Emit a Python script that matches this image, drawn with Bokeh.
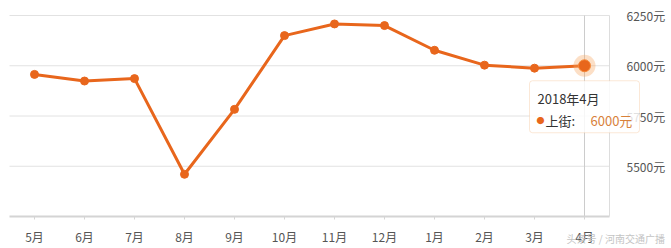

==

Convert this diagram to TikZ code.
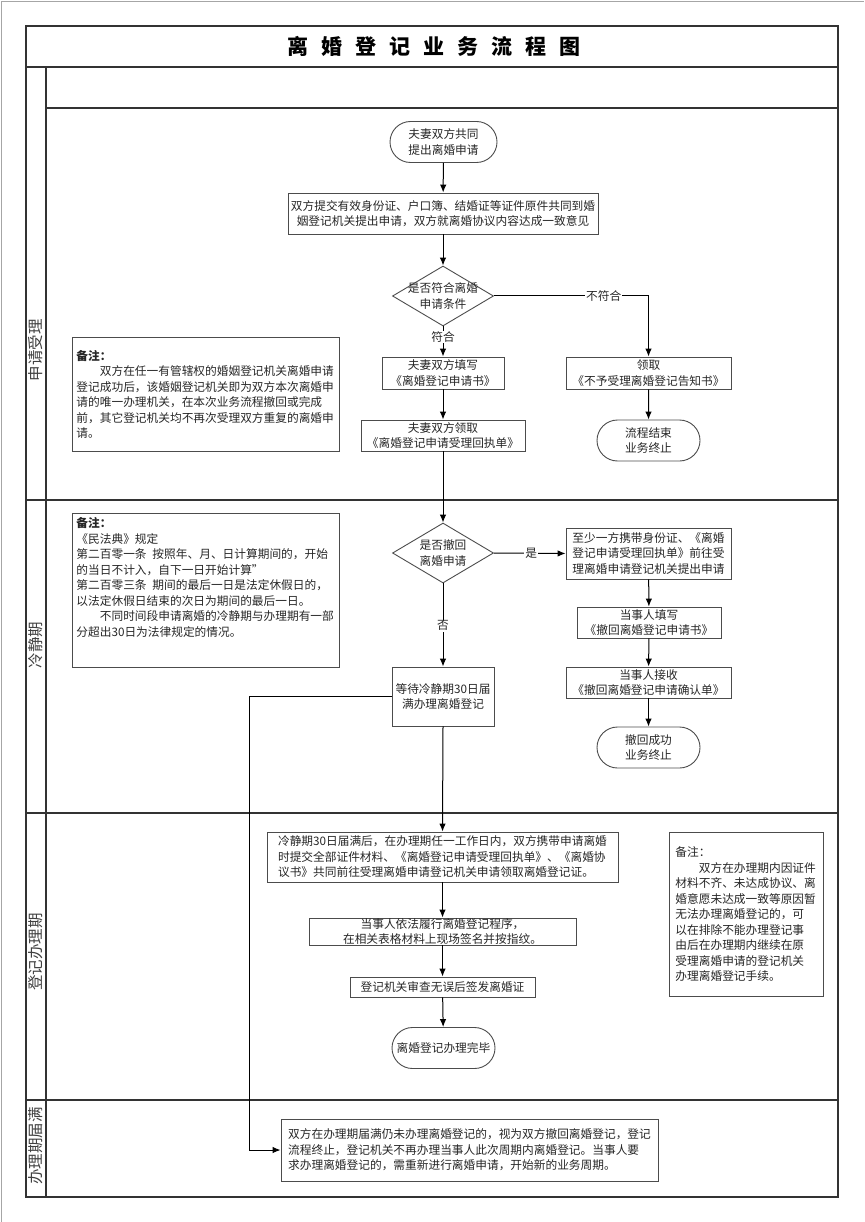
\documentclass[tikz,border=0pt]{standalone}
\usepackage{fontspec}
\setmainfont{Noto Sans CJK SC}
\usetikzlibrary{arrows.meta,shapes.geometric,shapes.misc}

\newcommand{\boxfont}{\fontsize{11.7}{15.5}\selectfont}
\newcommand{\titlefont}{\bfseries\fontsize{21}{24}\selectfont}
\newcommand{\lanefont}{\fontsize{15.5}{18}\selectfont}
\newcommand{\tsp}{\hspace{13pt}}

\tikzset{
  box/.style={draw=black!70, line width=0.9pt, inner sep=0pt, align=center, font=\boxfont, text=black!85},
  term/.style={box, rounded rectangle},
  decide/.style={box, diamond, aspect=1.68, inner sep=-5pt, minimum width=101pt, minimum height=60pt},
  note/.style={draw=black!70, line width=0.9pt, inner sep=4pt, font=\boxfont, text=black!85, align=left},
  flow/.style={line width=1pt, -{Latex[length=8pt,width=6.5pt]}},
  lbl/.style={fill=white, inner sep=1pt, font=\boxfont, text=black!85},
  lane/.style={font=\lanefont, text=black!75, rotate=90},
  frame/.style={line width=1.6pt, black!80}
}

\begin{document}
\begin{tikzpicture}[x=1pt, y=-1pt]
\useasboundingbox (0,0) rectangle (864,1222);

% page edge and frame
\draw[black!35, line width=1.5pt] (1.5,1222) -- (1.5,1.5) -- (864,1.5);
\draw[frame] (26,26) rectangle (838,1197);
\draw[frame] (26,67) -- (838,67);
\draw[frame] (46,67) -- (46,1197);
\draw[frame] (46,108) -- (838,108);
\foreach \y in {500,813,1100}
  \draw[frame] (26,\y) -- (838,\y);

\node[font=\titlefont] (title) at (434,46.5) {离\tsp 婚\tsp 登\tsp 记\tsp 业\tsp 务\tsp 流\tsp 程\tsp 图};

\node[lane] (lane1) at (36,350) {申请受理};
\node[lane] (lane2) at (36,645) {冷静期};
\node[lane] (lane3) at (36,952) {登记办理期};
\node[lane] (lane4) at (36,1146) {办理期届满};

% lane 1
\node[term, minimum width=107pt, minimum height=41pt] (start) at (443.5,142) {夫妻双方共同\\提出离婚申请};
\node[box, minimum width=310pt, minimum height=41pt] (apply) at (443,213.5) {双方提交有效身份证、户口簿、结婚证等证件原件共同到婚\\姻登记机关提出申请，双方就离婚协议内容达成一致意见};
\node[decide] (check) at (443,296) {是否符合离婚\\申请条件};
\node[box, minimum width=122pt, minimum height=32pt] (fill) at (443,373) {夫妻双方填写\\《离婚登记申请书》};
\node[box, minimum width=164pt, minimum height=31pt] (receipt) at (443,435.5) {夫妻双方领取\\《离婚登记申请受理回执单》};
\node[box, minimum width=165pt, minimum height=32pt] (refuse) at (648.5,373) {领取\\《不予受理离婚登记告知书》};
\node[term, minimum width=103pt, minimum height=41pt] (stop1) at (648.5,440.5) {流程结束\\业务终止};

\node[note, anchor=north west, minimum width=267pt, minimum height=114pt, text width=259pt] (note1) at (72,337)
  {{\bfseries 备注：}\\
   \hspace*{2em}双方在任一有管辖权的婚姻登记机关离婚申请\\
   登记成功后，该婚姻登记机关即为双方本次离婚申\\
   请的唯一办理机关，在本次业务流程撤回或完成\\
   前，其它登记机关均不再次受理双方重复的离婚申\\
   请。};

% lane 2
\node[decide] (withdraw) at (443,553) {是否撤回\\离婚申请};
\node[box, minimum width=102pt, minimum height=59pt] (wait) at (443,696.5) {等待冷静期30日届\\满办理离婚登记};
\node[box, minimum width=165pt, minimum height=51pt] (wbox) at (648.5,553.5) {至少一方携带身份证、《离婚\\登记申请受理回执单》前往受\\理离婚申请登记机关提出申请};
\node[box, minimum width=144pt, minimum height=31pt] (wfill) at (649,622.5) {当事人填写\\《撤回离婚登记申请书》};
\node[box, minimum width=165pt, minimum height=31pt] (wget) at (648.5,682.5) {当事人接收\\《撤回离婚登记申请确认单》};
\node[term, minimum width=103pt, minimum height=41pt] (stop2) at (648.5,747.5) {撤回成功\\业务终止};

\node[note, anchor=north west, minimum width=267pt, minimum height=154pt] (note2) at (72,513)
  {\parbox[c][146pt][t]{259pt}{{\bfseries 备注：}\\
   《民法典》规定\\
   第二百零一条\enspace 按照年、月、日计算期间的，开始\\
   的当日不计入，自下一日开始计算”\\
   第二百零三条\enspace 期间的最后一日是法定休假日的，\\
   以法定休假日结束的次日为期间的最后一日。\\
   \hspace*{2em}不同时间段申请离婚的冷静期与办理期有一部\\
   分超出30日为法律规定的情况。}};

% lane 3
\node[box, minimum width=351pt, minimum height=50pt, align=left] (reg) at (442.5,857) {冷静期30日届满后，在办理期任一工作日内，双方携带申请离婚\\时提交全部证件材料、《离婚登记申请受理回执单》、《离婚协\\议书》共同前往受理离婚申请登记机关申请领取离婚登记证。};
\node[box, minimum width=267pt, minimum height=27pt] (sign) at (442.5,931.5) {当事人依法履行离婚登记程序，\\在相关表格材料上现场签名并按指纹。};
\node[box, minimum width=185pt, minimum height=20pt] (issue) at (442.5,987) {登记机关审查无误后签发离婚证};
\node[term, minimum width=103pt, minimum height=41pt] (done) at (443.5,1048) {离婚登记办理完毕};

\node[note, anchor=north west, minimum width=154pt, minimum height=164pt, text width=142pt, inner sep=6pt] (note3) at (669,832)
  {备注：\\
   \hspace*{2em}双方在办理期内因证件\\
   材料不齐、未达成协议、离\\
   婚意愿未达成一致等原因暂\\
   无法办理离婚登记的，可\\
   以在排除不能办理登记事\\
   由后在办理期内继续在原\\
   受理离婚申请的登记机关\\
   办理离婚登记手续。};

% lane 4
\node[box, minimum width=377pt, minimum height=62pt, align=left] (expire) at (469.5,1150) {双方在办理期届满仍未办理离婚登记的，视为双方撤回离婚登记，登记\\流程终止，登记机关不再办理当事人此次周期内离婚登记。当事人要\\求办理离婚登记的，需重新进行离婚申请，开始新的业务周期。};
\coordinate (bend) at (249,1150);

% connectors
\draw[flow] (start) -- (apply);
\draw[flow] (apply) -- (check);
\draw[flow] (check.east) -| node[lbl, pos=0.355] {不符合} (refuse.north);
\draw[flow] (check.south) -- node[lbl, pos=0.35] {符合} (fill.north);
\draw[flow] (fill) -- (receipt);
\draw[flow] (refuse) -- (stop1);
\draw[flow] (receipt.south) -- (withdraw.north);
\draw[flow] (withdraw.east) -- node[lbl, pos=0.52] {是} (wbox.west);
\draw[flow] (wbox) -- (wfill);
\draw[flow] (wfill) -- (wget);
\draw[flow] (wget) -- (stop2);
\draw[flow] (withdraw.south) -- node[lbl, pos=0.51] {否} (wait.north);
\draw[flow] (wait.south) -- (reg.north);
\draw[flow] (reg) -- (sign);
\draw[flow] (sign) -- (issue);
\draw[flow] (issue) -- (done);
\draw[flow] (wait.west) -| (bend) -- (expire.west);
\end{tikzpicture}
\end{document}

## PROBLEM TO SOLVE
Count each line with "this" in it and report that figure by itself.

## OUTPUT BELOW
2